Defending World Chess Champion Ding Liren’s rise to the top seems to have a recurring motif with the Chinese Grandmaster fighting against all odds and coming up trumps time and again.

The Wenzou-born genius was introduced to the 64-square mat at the tender age of four years of age and has been mastering the principles of the centuries-old game over the past three decades.

The 32-year-old World Champion has proved to be a trailblazer for the game in his home country scaling unprecedented feats one after the other on his journey to the top.

Liren popped up on the radar with his triumph at the U-10 and U-12 categories of the World Youth Championships in the years 2003 and 2004, respectively. He earned the title of Grandmaster in the year 2009 by clinching the heavily-contested Chinese Chess Championships crown, before clinching the national championship titles in 2011 and 2012, which thrust him into mainstream stardom in the sport.

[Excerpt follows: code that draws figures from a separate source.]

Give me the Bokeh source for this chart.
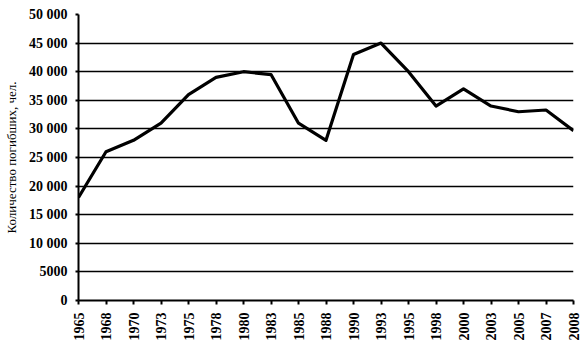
import math
from bokeh.plotting import figure
from bokeh.models import FixedTicker, Range1d
from bokeh.embed import file_html
from bokeh.resources import INLINE

years = ["1965", "1968", "1970", "1973", "1975", "1978", "1980", "1983", "1985", "1988",
         "1990", "1993", "1995", "1998", "2000", "2003", "2005", "2007", "2008"]
deaths = [18000, 26000, 28000, 31000, 36000, 39000, 40000, 39500, 31000, 28000,
          43000, 45000, 40000, 34000, 37000, 34000, 33000, 33300, 29700]
y_ticks = [0, 5000, 10000, 15000, 20000, 25000, 30000, 35000, 40000, 45000, 50000]
y_tick_labels = ["0", "5000", "10 000", "15 000", "20 000", "25 000", "30 000",
                 "35 000", "40 000", "45 000", "50 000"]
y_title = "Количество погибших, чел."

xs = list(range(len(years)))

p = figure(width=587, height=352, output_backend="svg", toolbar_location=None,
           x_range=Range1d(0, len(years) - 1), y_range=Range1d(0, 50000),
           min_border_left=78, min_border_right=14, min_border_top=14, min_border_bottom=52)
p.outline_line_color = None
p.background_fill_color = "white"

p.line(xs, deaths, line_color="black", line_width=3.2, line_join="round")

# x axis
p.xaxis.ticker = FixedTicker(ticks=xs)
p.xaxis.major_label_overrides = {i: y for i, y in enumerate(years)}
p.xaxis.major_label_orientation = math.pi / 2
p.xaxis.major_tick_in = 0
p.xaxis.major_tick_out = 4
p.xaxis.minor_tick_line_color = None
p.xaxis.major_label_standoff = 8
p.xaxis.axis_line_color = "black"
p.xaxis.axis_line_width = 2
p.xaxis.major_tick_line_width = 2
p.xaxis.major_label_text_font = "Liberation Serif"
p.xaxis.major_label_text_font_style = "bold"
p.xaxis.major_label_text_font_size = "14px"
p.xaxis.major_label_text_color = "black"

# y axis
p.yaxis.ticker = FixedTicker(ticks=y_ticks)
p.yaxis.major_label_overrides = {t: l for t, l in zip(y_ticks, y_tick_labels)}
p.yaxis.major_tick_in = 0
p.yaxis.major_tick_out = 3
p.yaxis.minor_tick_line_color = None
p.yaxis.major_label_standoff = 8
p.yaxis.axis_line_color = "black"
p.yaxis.axis_line_width = 2
p.yaxis.major_tick_line_width = 2
p.yaxis.major_label_text_font = "Liberation Serif"
p.yaxis.major_label_text_font_style = "bold"
p.yaxis.major_label_text_font_size = "14px"
p.yaxis.major_label_text_color = "black"
p.yaxis.axis_label = y_title
p.yaxis.axis_label_text_font = "Liberation Serif"
p.yaxis.axis_label_text_font_style = "normal"
p.yaxis.axis_label_text_font_size = "13px"
p.yaxis.axis_label_text_color = "black"
p.yaxis.axis_label_standoff = 7

# grid
p.xgrid.grid_line_color = None
p.ygrid.ticker = FixedTicker(ticks=y_ticks)
p.ygrid.grid_line_color = "black"
p.ygrid.grid_line_width = 1.5

open("out.html", "w").write(file_html(p, INLINE))
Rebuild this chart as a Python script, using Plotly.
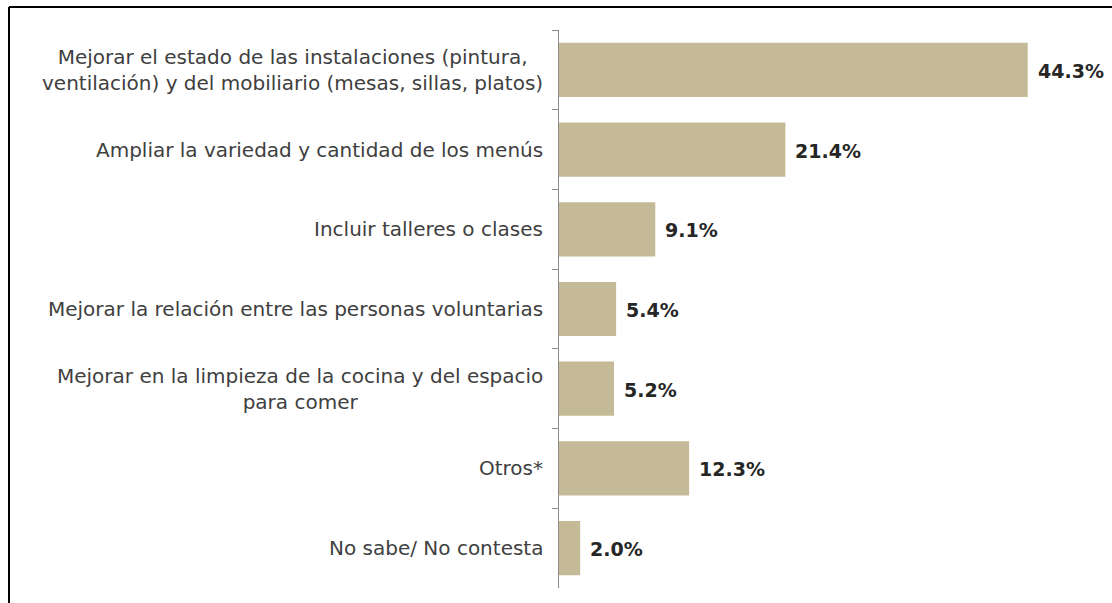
import plotly.graph_objects as go

categories = [
    "Mejorar el estado de las instalaciones (pintura,<br>ventilación) y del mobiliario (mesas, sillas, platos)",
    "Ampliar la variedad y cantidad de los menús",
    "Incluir talleres o clases",
    "Mejorar la relación entre las personas voluntarias",
    "Mejorar en la limpieza de la cocina y del espacio<br>para comer",
    "Otros*",
    "No sabe/ No contesta",
]
values = [44.3, 21.4, 9.1, 5.4, 5.2, 12.3, 2.0]
value_labels = ["44.3%", "21.4%", "9.1%", "5.4%", "5.2%", "12.3%", "2.0%"]

W, H = 1112, 603
L, R, T, B = 559, 24, 30, 15

fig = go.Figure(go.Bar(
    y=categories, x=values, orientation="h",
    marker=dict(color="#C5BA98", line=dict(width=0)),
    hoverinfo="skip",
))

annotations = []
for c, v, lab in zip(categories, values, value_labels):
    annotations.append(dict(
        x=v, y=c, xref="x", yref="y", text=f"<b>{lab}</b>", showarrow=False,
        xanchor="left", xshift=8, yshift=-1,
        font=dict(family="DejaVu Sans", size=19, color="#262626"),
    ))
    annotations.append(dict(
        x=0, y=c, xref="x", yref="y", text=c, showarrow=False,
        xanchor="right", xshift=-14, yshift=0, align="center",
        font=dict(family="DejaVu Sans", size=20, color="#404040"),
    ))

pw = W - L - R
ph = H - T - B
x_left = (9 - L) / pw
x_right = (W - L) / pw
y_top = (H - B - 7) / ph

shapes = [
    dict(type="line", xref="paper", yref="paper", x0=x_left, x1=x_left, y0=-1, y1=y_top,
         line=dict(color="#000000", width=2)),
    dict(type="line", xref="paper", yref="paper", x0=x_left, x1=x_right, y0=y_top, y1=y_top,
         line=dict(color="#000000", width=2)),
]

fig.update_layout(
    width=W, height=H,
    margin=dict(l=L, r=R, t=T, b=B),
    paper_bgcolor="white", plot_bgcolor="white",
    bargap=0.32,
    showlegend=False,
    annotations=annotations,
    shapes=shapes,
    xaxis=dict(range=[0, 50], visible=False, fixedrange=True),
    yaxis=dict(autorange="reversed", showticklabels=False, showline=True,
               linecolor="#8C8C8C", linewidth=1, ticks="outside", tickson="boundaries",
               ticklen=6, tickcolor="#8C8C8C", showgrid=False, fixedrange=True),
)

fig.write_html(
    "out.html",
    config={"displayModeBar": False},
    post_script="document.body.style.margin='0';document.body.style.overflow='hidden';",
)
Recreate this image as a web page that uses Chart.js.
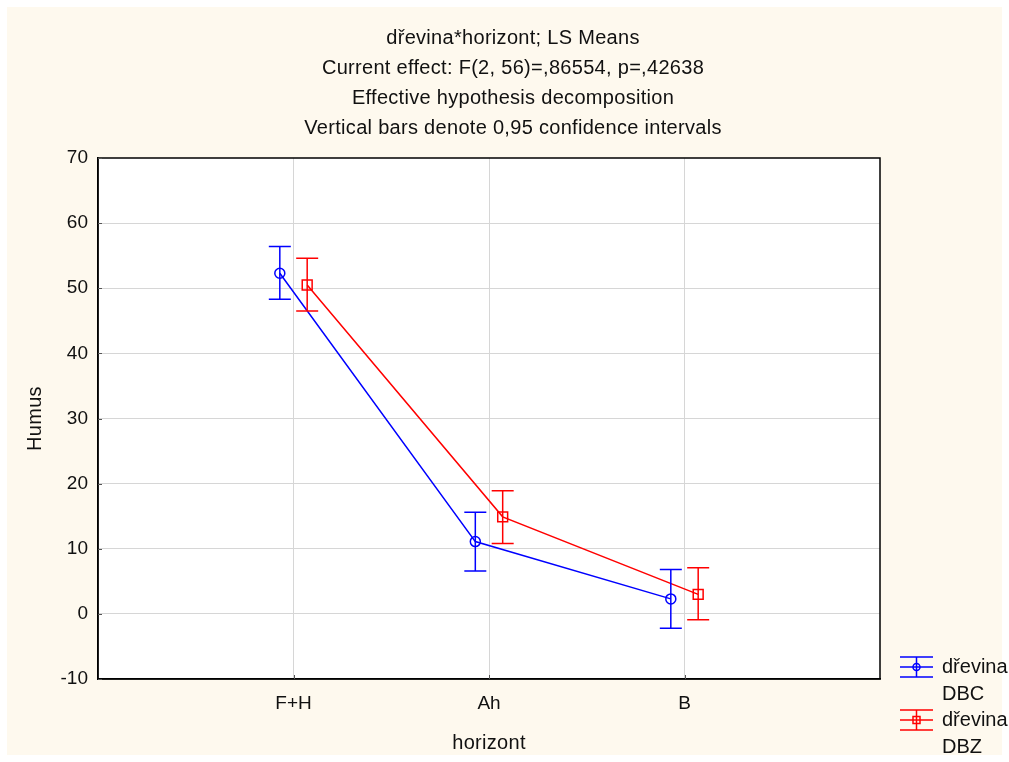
<!DOCTYPE html>
<html><head><meta charset="utf-8">
<script src="https://cdn.jsdelivr.net/npm/chart.js@4/dist/chart.umd.min.js"></script>
<style>html,body{margin:0;padding:0;background:#fff;}#wrap{width:1009px;height:762px;}</style>
</head><body><div id="wrap"><canvas id="c" width="1009" height="762"></canvas></div>
<script>
const categories = ['F+H', 'Ah', 'B'];
const seriesNames = ['dřevina\nDBC', 'dřevina\nDBZ'];
const dbcMean = [52.3, 11.1, 2.3];
const dbcLow = [48.3, 6.6, -2.2];
const dbcHigh = [56.4, 15.6, 6.8];
const dbzMean = [50.5, 14.9, 3.0];
const dbzLow = [46.5, 10.8, -0.9];
const dbzHigh = [54.6, 18.9, 7.1];
const yTicks = [-10, 0, 10, 20, 30, 40, 50, 60, 70];
const titleLines = ['dřevina*horizont; LS Means', 'Current effect: F(2, 56)=,86554, p=,42638', 'Effective hypothesis decomposition', 'Vertical bars denote 0,95 confidence intervals'];
const xTitle = 'horizont';
const yTitle = 'Humus';

const FONT = '"Liberation Sans", Arial, sans-serif';
const BLUE = '#0000ff', RED = '#ff0000';
const OFFSET = 0.07;

function pts(means, off) { return means.map((v, i) => ({x: i + 1 + off, y: v})); }
const series = [
  {name: seriesNames[0], mean: dbcMean, low: dbcLow, high: dbcHigh, color: BLUE, off: -OFFSET, style: 'circle'},
  {name: seriesNames[1], mean: dbzMean, low: dbzLow, high: dbzHigh, color: RED, off: OFFSET, style: 'rect'}
];

const deco = {
  id: 'deco',
  beforeDraw(chart) {
    const c = chart.ctx;
    c.save();
    c.fillStyle = '#ffffff'; c.fillRect(0, 0, chart.width, chart.height);
    c.fillStyle = '#fef9ee'; c.fillRect(7, 7, chart.width - 14, chart.height - 14);
    const a = chart.chartArea;
    c.fillStyle = '#ffffff'; c.fillRect(a.left, a.top, a.right - a.left, a.bottom - a.top);
    c.restore();
  },
  afterDatasetsDraw(chart) {
    const c = chart.ctx, xs = chart.scales.x, ys = chart.scales.y;
    c.save();
    c.lineWidth = 1.5;
    series.forEach(s => {
      c.strokeStyle = s.color;
      s.mean.forEach((m, i) => {
        const x = xs.getPixelForValue(i + 1 + s.off);
        const yl = ys.getPixelForValue(s.low[i]), yh = ys.getPixelForValue(s.high[i]);
        c.beginPath();
        c.moveTo(x, yl); c.lineTo(x, yh);
        c.moveTo(x - 11, yl); c.lineTo(x + 11, yl);
        c.moveTo(x - 11, yh); c.lineTo(x + 11, yh);
        c.stroke();
      });
    });
    c.restore();
  },
  afterDraw(chart) {
    const c = chart.ctx, a = chart.chartArea, xs = chart.scales.x, ys = chart.scales.y;
    c.save();
    c.strokeStyle = '#000'; c.lineWidth = 1.5;
    c.strokeRect(a.left, a.top, a.right - a.left, a.bottom - a.top);
    c.lineWidth = 1;
    c.strokeStyle = '#555';
    c.beginPath();
    yTicks.forEach(v => { const y = Math.round(ys.getPixelForValue(v)) + 0.5; c.moveTo(a.left, y); c.lineTo(a.left + 4, y); });
    categories.forEach((cat, i) => { const x = Math.round(xs.getPixelForValue(i + 1)) + 0.5; c.moveTo(x, a.bottom); c.lineTo(x, a.bottom - 4); });
    c.stroke();
    c.fillStyle = '#111';
    c.font = '20px ' + FONT;
    c.letterSpacing = '0.3px';
    c.textAlign = 'center'; c.textBaseline = 'middle';
    titleLines.forEach((t, i) => c.fillText(t, 513, 38 + i * 30));
    c.fillText(xTitle, 489, 743);
    c.save();
    c.translate(35, (a.top + a.bottom) / 2);
    c.rotate(-Math.PI / 2);
    c.fillText(yTitle, 0, 0);
    c.restore();
    c.letterSpacing = '0px';
    series.forEach((s, k) => {
      const cy = 667 + k * 53;
      const x0 = 900, x1 = 933, xm = 916.5;
      c.strokeStyle = s.color; c.lineWidth = 1.5;
      c.beginPath();
      c.moveTo(x0, cy - 10); c.lineTo(x1, cy - 10);
      c.moveTo(x0, cy); c.lineTo(x1, cy);
      c.moveTo(x0, cy + 10); c.lineTo(x1, cy + 10);
      c.moveTo(xm, cy - 10); c.lineTo(xm, cy + 10);
      c.stroke();
      c.beginPath();
      if (s.style === 'circle') c.arc(xm, cy, 3.5, 0, Math.PI * 2);
      else c.rect(xm - 3.5, cy - 3.5, 7, 7);
      c.stroke();
      c.fillStyle = '#111';
      c.textAlign = 'left';
      s.name.split('\n').forEach((ln, j) => c.fillText(ln, 942, cy + j * 27));
    });
    c.restore();
  }
};

new Chart(document.getElementById('c'), {
  type: 'line',
  data: {
    datasets: series.map(s => ({
      label: s.name,
      data: pts(s.mean, s.off),
      borderColor: s.color,
      backgroundColor: 'rgba(0,0,0,0)',
      borderWidth: 1.5,
      pointStyle: s.style,
      pointRadius: s.style === 'rect' ? 7 : 5,
      pointBorderWidth: 1.5,
      pointBorderColor: s.color,
      pointBackgroundColor: 'rgba(0,0,0,0)',
      tension: 0,
      fill: false
    }))
  },
  options: {
    responsive: false,
    animation: false,
    devicePixelRatio: 1,
    layout: {padding: {left: 0, right: 129, top: 158, bottom: 0}},
    plugins: {legend: {display: false}, title: {display: false}, tooltip: {enabled: false}},
    scales: {
      x: {
        type: 'linear', min: 0, max: 4,
        afterFit(s) { s.height = 83; },
        afterBuildTicks(s) { s.ticks = [0, 1, 2, 3, 4].map(v => ({value: v})); },
        ticks: {
          padding: 13, color: '#111', font: {family: FONT, size: 19},
          autoSkip: false, maxRotation: 0,
          callback: v => (v >= 1 && v <= categories.length) ? categories[v - 1] : ''
        },
        grid: {
          drawTicks: false, lineWidth: 1,
          color: ctx => (ctx.tick && (ctx.tick.value === 0 || ctx.tick.value === 4)) ? 'rgba(0,0,0,0)' : '#d6d6d6'
        },
        border: {display: true, color: '#000', width: 1.5}
      },
      y: {
        type: 'linear', min: -10, max: 70,
        afterFit(s) { s.width = 98; },
        afterBuildTicks(s) { s.ticks = yTicks.map(v => ({value: v})); },
        ticks: {padding: 10, color: '#111', font: {family: FONT, size: 19}},
        grid: {
          drawTicks: false, lineWidth: 1,
          color: ctx => (ctx.tick && (ctx.tick.value === -10 || ctx.tick.value === 70)) ? 'rgba(0,0,0,0)' : '#d6d6d6'
        },
        border: {display: true, color: '#000', width: 1.5}
      }
    }
  },
  plugins: [deco]
});
</script></body></html>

Liren was a key part of the Chinese side that claimed the FIDE Chess Olympiad title in 2014, before replicating the feat in the year 2018. The prodigy clinched the individual bronze himself during the first triumph, before bettering it with a gold-medal win in the latter victory.

The Chinese prodigy broke into the top ten of the World Rankings in the year 2015 and breached the ELO rating 2800 mark the next year. He also went a hundred classic chess games undefeated between 2017 and 2018 as he went from strength to strength all the while flying the Chinese flag in good stead.

Liren finished the Candidates event in 2022 second but was given the opportunity to play for the title following Magnus Carlsen’s decision to abdicate the world title.

The Chinese genius made the most of the opportunity as he got the better of Russian GM Ian Nepomniachtchi in the 2023 World Championship final in a gritty display that demonstrated his resilience and ability to come-from-behind.

The 14-match-series summit clash ended in a draw after the classic games finished with nothing between the players, before Liren edged out his opponent in the rapid format which served as a tie-breaker. With the win, Liren became the first Chinese player to claim the coveted title and only the 17th player throughout the history of the sport to be termed World Champion.

The win, however, took a toll on the Chinese whizz, who opted to sit out multiple tournaments following his championship victory in April 2023 citing his mental well-being. His return to the circuit was rather rough as he had to contend with multiple setbacks and defeats, while his rankings dwindled.

Liren dropped from world number 2 to 23 amid his rocky stint, and the odds were stacked against him ahead of the World Championships 2024 final in Singapore, especially considering the year his challenger D Gukesh had.

However, being handed the underdog card must play right into the hands of a genius who has fought the tide repetitively to come out victorious more often than not, and Gukesh would have to be careful in negotiating the threat the Chinese prodigy posts.